▶ YOUR OBJECTIVE
Only the lines from the top of the listing below to the line that has "years = list(range(1949, 2006))" should be echoed, with both ends kept and pictures left out.

▶ DATA LINES

+ + + + +

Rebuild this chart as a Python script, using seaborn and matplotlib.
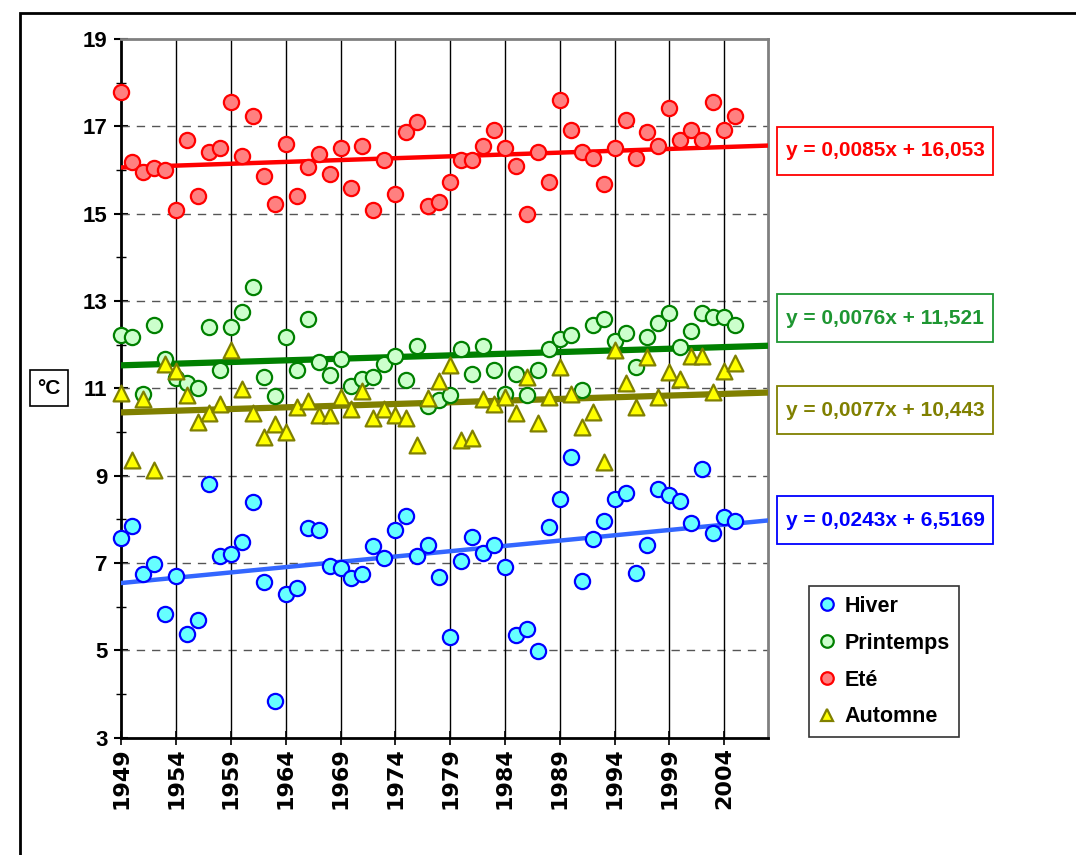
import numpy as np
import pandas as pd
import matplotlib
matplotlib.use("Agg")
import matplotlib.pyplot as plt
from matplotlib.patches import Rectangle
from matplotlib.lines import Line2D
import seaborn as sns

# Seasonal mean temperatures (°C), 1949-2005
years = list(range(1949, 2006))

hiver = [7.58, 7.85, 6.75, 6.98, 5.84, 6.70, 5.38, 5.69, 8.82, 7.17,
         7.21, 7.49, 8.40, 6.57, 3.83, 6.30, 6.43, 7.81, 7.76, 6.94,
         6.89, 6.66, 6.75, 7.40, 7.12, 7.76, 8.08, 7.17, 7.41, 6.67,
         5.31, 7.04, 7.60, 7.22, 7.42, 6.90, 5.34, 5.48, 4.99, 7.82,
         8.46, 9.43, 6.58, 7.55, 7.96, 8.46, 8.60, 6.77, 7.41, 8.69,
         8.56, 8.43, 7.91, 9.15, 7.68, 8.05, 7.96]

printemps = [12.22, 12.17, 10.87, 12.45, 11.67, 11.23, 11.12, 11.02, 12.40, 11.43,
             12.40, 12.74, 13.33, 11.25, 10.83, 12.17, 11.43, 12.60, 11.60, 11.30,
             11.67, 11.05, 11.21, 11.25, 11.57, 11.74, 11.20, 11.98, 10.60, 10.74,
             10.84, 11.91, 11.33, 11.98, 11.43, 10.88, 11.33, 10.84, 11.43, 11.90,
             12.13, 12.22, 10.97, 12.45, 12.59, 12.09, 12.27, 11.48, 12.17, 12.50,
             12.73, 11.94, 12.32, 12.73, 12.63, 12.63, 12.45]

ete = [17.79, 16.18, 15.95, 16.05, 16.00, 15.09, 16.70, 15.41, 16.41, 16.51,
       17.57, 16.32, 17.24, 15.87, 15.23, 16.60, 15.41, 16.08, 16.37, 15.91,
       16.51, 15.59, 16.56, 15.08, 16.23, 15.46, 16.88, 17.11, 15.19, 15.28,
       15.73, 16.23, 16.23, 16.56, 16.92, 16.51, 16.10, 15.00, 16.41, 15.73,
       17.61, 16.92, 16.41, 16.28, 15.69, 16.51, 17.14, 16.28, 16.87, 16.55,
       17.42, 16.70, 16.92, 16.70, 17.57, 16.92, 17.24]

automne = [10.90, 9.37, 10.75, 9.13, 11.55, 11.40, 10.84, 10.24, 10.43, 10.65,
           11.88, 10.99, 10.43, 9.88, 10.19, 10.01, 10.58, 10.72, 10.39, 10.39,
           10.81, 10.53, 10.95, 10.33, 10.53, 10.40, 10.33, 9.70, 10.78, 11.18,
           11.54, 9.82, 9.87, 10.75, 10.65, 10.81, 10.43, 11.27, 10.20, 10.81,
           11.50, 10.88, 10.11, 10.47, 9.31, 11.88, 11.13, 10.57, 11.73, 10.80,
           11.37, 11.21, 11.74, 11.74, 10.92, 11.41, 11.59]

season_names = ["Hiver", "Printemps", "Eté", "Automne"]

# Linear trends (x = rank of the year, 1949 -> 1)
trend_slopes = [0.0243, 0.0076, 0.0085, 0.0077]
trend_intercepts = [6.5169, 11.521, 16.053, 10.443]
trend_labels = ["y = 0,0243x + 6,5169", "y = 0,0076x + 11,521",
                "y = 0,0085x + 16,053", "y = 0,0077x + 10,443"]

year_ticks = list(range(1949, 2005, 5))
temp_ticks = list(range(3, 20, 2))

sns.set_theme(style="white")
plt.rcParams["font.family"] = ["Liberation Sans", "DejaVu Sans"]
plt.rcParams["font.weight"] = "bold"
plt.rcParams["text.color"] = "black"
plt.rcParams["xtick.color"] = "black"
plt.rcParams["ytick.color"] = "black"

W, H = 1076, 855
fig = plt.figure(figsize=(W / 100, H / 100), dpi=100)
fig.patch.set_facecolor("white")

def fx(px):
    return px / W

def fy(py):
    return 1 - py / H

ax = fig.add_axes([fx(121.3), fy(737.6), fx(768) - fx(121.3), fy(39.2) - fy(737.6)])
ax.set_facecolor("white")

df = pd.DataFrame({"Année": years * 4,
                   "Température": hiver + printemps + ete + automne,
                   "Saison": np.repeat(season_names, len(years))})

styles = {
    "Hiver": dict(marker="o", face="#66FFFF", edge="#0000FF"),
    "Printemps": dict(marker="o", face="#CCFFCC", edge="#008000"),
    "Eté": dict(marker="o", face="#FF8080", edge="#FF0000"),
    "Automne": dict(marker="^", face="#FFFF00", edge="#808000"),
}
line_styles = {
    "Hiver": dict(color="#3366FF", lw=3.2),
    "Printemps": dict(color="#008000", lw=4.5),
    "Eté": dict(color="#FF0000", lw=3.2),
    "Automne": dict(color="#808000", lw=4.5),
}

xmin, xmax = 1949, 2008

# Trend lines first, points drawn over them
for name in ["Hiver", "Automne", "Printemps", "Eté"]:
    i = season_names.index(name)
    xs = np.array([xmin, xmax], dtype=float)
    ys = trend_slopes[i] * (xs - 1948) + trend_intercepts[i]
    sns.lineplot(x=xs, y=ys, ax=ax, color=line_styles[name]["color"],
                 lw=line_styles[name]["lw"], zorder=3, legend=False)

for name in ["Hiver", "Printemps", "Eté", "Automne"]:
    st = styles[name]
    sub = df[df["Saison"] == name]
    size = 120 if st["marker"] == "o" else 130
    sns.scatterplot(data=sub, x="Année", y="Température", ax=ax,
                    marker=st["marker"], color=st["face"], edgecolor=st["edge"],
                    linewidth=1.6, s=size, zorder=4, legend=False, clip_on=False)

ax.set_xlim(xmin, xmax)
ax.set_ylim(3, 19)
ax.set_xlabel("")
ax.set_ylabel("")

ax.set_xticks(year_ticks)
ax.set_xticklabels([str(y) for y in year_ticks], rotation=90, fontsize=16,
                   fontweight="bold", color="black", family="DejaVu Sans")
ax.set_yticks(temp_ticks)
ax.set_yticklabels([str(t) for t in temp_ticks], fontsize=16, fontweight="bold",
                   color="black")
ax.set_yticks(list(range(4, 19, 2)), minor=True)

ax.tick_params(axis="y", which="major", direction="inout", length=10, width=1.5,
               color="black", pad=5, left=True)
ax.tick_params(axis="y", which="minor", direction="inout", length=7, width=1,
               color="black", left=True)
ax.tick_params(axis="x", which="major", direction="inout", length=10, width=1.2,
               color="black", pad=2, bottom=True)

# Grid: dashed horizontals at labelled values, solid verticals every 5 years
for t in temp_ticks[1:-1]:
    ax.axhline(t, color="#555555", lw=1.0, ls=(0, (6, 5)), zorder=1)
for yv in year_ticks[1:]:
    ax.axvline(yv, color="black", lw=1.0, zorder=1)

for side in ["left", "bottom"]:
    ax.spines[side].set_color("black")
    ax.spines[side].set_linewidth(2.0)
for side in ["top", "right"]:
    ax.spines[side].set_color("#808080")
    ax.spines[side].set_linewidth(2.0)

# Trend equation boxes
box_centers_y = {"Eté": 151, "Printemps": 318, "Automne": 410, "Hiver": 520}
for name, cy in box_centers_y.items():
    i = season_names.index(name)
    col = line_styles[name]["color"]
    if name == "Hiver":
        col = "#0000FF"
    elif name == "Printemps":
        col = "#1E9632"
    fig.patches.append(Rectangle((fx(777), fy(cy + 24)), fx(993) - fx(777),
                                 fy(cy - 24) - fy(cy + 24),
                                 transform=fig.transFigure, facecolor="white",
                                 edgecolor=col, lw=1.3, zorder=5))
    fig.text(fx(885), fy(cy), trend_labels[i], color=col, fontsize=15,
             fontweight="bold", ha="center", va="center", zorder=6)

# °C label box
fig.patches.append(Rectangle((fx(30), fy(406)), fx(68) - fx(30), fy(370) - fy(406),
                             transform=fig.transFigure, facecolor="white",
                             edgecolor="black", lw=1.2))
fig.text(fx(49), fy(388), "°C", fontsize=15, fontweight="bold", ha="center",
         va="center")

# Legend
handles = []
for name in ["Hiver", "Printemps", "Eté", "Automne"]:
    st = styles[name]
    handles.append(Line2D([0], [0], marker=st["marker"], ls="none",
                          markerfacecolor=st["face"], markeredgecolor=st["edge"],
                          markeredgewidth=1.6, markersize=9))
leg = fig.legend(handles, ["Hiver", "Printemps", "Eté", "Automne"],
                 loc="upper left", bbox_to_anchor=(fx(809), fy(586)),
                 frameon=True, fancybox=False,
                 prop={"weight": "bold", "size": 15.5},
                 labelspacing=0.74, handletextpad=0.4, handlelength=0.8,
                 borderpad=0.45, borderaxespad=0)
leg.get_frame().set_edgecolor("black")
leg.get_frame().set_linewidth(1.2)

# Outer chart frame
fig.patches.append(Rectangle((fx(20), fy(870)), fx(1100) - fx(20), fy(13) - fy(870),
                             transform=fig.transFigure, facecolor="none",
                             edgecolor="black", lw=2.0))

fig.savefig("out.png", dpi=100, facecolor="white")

+ + + + +

▶ RESPONSE TO THIS TASK
Rebuild this chart as a Python script, using seaborn and matplotlib.
import numpy as np
import pandas as pd
import matplotlib
matplotlib.use("Agg")
import matplotlib.pyplot as plt
from matplotlib.patches import Rectangle
from matplotlib.lines import Line2D
import seaborn as sns

# Seasonal mean temperatures (°C), 1949-2005
years = list(range(1949, 2006))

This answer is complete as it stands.